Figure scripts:
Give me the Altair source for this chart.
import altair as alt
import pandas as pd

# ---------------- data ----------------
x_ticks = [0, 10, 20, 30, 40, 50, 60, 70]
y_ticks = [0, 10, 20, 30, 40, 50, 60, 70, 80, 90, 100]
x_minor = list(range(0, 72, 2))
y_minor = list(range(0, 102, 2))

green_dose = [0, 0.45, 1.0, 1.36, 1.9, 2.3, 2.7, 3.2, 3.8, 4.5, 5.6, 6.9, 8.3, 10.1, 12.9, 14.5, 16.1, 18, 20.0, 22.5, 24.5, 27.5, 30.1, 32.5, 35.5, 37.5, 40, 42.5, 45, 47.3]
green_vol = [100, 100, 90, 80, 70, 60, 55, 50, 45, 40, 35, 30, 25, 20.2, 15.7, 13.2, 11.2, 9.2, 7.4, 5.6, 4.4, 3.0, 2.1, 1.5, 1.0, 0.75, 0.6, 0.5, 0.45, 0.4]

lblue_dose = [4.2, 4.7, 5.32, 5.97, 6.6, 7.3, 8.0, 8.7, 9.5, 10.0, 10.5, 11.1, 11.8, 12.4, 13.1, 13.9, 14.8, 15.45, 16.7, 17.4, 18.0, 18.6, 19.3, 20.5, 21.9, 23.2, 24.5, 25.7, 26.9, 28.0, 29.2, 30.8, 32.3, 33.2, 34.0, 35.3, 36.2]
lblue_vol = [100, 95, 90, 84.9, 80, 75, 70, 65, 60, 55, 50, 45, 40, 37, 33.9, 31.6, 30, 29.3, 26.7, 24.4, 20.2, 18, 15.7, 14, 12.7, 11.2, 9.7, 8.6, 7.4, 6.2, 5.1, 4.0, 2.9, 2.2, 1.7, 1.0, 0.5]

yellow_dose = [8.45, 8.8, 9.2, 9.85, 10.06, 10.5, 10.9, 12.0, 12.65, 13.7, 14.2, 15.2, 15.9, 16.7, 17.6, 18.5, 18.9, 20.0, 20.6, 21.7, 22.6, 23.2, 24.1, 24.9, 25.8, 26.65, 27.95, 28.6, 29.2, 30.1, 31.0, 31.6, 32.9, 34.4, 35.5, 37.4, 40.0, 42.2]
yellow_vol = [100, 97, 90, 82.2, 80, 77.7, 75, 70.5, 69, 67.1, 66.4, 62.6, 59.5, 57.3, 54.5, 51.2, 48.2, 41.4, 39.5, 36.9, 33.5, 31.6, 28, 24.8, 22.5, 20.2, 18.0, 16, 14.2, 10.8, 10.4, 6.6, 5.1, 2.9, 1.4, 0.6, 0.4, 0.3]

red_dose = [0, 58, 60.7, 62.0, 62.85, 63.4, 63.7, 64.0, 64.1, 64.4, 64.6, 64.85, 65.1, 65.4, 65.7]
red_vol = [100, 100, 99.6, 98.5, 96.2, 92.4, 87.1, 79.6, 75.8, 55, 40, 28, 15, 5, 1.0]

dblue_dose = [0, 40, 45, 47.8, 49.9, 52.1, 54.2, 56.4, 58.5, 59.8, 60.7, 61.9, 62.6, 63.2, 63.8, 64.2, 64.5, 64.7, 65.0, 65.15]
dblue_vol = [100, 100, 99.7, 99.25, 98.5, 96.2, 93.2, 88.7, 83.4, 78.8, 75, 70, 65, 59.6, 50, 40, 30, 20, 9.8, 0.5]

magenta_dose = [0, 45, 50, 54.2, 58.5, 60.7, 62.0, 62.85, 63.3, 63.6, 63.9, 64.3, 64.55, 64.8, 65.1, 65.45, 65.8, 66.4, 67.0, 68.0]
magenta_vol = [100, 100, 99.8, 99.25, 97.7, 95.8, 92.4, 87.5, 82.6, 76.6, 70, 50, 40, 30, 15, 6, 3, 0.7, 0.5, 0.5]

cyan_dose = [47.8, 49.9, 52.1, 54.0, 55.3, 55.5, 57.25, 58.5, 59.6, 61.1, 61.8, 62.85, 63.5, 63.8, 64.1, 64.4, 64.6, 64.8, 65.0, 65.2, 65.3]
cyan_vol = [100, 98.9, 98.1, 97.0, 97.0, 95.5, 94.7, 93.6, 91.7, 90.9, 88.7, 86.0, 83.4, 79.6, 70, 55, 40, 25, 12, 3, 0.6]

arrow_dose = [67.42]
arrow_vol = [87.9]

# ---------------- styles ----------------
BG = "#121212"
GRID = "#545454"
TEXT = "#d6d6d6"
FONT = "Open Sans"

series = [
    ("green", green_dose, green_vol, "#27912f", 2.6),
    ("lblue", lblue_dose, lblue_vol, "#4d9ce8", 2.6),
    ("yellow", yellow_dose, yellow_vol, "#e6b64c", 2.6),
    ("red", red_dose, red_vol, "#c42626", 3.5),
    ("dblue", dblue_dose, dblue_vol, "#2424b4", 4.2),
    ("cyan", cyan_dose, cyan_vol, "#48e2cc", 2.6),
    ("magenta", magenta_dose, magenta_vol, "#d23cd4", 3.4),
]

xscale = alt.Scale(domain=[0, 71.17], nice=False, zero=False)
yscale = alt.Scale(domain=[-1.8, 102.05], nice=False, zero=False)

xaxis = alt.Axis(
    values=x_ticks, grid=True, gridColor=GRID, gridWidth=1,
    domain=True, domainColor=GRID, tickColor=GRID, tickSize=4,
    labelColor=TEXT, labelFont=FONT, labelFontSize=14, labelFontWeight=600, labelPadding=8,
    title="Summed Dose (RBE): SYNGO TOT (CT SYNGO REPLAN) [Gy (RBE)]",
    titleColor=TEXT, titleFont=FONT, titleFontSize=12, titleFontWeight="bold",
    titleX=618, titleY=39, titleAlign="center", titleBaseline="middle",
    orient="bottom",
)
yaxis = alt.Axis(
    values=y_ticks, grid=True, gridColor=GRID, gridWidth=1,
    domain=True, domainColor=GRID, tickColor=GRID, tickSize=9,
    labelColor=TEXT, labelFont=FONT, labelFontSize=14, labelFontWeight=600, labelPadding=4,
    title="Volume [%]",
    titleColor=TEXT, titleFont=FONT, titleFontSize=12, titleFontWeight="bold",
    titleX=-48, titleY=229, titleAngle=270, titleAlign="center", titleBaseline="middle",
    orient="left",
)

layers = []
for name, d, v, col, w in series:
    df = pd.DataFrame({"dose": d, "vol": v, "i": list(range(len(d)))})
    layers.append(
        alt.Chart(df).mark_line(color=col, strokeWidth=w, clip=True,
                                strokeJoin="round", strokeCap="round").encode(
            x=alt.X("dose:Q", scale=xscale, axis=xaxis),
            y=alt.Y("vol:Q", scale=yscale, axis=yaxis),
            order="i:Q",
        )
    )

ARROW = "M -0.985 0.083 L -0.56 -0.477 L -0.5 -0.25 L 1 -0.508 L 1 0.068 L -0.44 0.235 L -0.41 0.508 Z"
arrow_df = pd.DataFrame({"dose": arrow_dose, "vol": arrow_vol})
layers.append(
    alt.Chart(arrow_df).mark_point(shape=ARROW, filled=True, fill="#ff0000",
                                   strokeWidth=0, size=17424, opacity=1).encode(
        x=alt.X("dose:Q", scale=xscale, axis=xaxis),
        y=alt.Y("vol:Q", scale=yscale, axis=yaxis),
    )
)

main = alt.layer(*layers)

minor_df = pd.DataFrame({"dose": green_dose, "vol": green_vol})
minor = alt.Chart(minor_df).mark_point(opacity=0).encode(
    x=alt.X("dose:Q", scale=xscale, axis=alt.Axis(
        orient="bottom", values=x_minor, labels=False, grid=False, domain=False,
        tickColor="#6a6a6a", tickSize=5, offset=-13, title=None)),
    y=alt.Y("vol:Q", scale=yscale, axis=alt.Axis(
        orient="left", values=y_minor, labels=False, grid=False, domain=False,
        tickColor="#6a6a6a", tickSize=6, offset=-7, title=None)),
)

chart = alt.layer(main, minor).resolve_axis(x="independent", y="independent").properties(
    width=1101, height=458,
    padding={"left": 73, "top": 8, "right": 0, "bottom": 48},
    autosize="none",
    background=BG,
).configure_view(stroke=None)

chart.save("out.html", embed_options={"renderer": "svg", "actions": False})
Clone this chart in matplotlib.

• **What to do**
Select every line of the records holding the string "this".

• **Solved exercise**
Give me the Altair source for this chart.
Clone this chart in matplotlib.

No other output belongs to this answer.